## Dataset excerpt
═══

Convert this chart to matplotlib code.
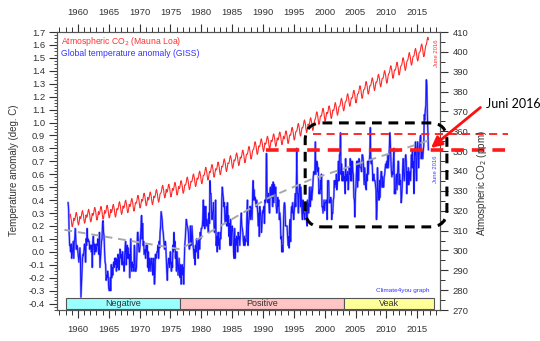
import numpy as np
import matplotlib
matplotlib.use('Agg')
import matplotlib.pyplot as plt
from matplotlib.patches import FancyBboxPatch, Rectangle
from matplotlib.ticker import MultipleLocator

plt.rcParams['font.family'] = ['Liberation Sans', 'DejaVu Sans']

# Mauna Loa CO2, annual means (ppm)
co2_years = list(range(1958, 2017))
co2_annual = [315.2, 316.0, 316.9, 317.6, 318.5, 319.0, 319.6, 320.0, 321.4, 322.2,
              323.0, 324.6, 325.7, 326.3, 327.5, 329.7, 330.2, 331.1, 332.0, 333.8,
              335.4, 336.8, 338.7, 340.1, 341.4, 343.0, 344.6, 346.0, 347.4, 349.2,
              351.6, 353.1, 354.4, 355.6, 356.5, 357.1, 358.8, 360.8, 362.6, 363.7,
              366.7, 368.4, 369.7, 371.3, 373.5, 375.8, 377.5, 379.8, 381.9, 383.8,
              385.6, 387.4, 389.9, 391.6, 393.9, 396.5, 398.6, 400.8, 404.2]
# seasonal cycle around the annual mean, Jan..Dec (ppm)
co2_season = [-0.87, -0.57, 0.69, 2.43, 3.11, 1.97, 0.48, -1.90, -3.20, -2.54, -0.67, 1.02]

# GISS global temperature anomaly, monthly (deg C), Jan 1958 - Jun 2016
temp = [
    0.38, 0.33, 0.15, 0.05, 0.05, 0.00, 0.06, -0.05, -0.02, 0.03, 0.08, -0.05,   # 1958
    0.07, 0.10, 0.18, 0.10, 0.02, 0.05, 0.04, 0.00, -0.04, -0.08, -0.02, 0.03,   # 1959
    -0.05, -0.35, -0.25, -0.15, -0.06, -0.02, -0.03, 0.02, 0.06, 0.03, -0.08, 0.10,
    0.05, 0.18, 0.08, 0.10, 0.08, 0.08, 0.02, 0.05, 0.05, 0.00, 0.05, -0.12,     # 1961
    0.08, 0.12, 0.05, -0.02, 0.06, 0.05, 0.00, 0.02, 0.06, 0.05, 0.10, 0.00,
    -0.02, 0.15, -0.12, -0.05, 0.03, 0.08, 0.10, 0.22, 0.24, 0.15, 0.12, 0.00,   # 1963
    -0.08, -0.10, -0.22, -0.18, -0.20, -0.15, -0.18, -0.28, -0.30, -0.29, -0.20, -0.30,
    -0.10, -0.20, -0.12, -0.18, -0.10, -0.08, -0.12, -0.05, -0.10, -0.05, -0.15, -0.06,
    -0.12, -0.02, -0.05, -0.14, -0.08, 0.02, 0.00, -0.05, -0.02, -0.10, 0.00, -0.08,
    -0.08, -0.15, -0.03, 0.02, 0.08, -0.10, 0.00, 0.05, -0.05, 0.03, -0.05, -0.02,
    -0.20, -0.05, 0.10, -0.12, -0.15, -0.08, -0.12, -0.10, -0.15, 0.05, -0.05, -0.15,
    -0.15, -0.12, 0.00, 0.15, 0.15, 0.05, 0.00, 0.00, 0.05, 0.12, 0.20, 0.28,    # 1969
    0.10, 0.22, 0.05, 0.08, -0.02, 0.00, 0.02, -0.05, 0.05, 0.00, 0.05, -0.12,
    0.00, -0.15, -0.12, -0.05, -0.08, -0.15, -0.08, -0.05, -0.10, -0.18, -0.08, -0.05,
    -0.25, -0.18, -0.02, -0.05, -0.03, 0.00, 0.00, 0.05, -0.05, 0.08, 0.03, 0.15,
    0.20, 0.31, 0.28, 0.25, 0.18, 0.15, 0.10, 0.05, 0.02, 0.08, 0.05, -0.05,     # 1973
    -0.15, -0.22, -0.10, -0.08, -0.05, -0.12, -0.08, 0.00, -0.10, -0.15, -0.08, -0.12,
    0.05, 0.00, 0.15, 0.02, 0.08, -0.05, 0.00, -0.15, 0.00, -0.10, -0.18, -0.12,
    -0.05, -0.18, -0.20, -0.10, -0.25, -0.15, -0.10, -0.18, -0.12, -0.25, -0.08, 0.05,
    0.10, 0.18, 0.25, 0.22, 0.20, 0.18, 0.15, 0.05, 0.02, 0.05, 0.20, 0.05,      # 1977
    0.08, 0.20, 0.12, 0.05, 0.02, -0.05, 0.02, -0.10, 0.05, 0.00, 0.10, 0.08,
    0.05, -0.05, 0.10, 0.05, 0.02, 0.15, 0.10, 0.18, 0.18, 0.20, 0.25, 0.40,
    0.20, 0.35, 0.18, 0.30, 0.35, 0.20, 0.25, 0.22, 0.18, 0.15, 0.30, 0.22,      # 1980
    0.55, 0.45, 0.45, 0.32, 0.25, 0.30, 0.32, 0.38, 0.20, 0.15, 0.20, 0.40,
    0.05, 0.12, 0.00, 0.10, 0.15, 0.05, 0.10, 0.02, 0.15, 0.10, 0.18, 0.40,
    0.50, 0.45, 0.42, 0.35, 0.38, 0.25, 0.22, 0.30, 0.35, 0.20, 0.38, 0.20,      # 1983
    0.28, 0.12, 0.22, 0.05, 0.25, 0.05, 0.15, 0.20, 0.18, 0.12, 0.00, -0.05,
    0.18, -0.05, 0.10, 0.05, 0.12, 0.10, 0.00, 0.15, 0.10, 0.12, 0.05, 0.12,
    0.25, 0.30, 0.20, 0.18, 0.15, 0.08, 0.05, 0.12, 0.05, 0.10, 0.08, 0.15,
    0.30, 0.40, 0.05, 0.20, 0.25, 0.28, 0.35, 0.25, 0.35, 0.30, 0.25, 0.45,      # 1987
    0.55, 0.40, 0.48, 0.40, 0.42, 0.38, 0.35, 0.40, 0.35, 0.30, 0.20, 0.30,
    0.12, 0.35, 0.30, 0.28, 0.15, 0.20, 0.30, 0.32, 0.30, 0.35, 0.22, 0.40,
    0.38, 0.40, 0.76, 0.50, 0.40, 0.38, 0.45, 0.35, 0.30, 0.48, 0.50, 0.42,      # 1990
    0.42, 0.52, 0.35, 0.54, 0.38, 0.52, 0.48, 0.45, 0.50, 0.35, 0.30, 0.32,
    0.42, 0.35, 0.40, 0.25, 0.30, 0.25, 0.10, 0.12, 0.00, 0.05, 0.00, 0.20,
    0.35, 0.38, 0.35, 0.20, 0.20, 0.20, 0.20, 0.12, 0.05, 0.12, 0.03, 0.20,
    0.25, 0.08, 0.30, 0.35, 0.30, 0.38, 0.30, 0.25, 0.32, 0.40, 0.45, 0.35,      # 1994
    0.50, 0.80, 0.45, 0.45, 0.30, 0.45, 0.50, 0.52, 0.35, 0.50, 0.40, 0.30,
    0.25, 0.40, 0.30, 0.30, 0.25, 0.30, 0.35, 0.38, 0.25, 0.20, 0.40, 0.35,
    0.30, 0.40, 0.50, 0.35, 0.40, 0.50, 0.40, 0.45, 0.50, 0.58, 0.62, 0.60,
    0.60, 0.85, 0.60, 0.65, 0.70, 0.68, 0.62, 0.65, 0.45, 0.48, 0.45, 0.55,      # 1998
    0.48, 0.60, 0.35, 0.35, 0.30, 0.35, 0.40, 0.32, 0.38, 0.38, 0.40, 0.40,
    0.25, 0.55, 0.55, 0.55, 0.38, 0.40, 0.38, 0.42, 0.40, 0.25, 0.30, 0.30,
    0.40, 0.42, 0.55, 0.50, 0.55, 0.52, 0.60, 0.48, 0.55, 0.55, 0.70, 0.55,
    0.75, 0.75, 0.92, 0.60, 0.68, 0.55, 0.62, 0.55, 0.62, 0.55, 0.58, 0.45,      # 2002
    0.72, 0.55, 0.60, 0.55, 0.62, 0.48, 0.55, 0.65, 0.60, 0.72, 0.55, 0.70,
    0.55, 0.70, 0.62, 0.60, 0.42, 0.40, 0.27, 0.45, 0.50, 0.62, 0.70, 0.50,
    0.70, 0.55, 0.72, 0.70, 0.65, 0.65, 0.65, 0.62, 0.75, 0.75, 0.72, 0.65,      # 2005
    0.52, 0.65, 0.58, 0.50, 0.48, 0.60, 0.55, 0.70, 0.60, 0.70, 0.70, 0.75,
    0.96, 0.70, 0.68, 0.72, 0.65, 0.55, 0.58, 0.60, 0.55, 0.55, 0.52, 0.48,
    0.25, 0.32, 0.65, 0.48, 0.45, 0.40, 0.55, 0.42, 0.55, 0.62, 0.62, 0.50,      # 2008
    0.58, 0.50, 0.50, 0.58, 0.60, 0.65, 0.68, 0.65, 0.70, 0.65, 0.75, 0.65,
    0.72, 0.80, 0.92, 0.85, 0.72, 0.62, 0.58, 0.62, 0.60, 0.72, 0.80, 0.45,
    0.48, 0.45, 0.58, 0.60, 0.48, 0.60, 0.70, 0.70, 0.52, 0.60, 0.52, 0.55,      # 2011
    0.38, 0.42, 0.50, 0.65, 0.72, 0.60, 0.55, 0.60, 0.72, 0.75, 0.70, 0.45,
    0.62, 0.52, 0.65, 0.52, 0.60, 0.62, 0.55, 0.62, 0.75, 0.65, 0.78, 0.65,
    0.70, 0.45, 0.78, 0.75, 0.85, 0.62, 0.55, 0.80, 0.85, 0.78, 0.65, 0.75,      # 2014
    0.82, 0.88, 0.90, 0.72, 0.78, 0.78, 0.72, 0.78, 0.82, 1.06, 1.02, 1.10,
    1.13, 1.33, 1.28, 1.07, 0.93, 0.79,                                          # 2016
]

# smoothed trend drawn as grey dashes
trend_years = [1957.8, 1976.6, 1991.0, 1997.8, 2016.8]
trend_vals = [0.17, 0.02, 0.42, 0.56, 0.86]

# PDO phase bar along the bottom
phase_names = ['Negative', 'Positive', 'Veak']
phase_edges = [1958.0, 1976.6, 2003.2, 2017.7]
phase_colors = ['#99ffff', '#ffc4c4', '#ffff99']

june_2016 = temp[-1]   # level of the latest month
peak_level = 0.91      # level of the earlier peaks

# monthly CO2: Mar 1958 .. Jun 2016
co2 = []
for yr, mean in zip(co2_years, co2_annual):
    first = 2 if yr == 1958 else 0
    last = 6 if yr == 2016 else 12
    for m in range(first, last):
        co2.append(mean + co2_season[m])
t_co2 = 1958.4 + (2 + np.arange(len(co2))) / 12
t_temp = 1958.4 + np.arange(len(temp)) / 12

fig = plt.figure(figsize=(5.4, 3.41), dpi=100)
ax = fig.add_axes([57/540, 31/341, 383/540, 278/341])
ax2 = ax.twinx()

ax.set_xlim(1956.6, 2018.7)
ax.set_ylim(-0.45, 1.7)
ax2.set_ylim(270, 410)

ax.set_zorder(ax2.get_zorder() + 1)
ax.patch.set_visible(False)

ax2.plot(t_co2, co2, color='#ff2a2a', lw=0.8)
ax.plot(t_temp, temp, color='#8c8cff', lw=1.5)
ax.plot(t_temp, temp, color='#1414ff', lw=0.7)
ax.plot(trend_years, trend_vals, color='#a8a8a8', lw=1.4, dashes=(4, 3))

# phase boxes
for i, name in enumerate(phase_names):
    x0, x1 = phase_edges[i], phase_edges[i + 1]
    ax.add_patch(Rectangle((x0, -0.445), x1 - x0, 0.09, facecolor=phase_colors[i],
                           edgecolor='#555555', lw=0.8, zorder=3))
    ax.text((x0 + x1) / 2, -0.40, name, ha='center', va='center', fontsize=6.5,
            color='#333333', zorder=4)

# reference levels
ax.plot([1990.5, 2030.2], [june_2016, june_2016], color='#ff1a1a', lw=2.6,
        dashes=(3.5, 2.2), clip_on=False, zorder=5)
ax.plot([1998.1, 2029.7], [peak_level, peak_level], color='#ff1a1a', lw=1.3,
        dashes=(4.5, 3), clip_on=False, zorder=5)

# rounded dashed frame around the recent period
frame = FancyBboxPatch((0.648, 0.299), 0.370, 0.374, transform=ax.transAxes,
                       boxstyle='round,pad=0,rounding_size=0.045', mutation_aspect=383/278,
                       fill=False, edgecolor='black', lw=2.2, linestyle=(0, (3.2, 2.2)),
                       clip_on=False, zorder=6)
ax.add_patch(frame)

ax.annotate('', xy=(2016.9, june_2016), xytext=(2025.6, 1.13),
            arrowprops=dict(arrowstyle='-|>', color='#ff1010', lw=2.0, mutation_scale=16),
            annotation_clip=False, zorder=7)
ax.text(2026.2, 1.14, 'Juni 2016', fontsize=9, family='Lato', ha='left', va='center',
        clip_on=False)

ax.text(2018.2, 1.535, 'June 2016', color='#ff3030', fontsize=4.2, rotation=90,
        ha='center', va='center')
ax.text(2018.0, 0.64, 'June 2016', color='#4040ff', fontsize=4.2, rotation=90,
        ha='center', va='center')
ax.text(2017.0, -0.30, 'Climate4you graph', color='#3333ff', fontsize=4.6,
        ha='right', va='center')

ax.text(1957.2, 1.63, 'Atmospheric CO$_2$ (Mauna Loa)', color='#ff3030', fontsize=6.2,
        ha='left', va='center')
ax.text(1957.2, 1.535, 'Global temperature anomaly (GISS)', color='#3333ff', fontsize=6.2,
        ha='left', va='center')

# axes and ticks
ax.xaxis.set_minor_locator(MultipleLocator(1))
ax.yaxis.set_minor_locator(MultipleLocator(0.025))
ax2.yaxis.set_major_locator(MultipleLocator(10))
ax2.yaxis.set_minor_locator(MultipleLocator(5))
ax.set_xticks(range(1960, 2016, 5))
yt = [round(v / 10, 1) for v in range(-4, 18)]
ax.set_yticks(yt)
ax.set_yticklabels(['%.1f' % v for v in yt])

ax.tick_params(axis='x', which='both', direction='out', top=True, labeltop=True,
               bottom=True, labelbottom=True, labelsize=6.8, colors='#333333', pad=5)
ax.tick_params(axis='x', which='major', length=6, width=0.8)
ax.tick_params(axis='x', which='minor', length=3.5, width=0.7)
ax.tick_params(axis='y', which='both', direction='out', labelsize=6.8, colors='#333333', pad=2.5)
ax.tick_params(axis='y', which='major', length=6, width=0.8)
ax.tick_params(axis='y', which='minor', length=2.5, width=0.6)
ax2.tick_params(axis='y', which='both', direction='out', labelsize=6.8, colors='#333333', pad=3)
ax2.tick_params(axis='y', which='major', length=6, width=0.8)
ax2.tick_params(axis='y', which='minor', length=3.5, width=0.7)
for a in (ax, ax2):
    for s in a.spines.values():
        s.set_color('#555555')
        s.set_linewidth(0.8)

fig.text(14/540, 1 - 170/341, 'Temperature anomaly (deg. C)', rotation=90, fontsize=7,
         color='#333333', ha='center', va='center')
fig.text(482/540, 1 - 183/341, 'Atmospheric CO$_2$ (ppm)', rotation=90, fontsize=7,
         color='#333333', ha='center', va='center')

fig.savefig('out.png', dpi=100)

═══

Begin at the first line of the data above and repeat each line exactly, stopping after the line containing "-2.54, -0.67, 1.02]". Omit the pictures.

Convert this chart to matplotlib code.
import numpy as np
import matplotlib
matplotlib.use('Agg')
import matplotlib.pyplot as plt
from matplotlib.patches import FancyBboxPatch, Rectangle
from matplotlib.ticker import MultipleLocator

plt.rcParams['font.family'] = ['Liberation Sans', 'DejaVu Sans']

# Mauna Loa CO2, annual means (ppm)
co2_years = list(range(1958, 2017))
co2_annual = [315.2, 316.0, 316.9, 317.6, 318.5, 319.0, 319.6, 320.0, 321.4, 322.2,
              323.0, 324.6, 325.7, 326.3, 327.5, 329.7, 330.2, 331.1, 332.0, 333.8,
              335.4, 336.8, 338.7, 340.1, 341.4, 343.0, 344.6, 346.0, 347.4, 349.2,
              351.6, 353.1, 354.4, 355.6, 356.5, 357.1, 358.8, 360.8, 362.6, 363.7,
              366.7, 368.4, 369.7, 371.3, 373.5, 375.8, 377.5, 379.8, 381.9, 383.8,
              385.6, 387.4, 389.9, 391.6, 393.9, 396.5, 398.6, 400.8, 404.2]
# seasonal cycle around the annual mean, Jan..Dec (ppm)
co2_season = [-0.87, -0.57, 0.69, 2.43, 3.11, 1.97, 0.48, -1.90, -3.20, -2.54, -0.67, 1.02]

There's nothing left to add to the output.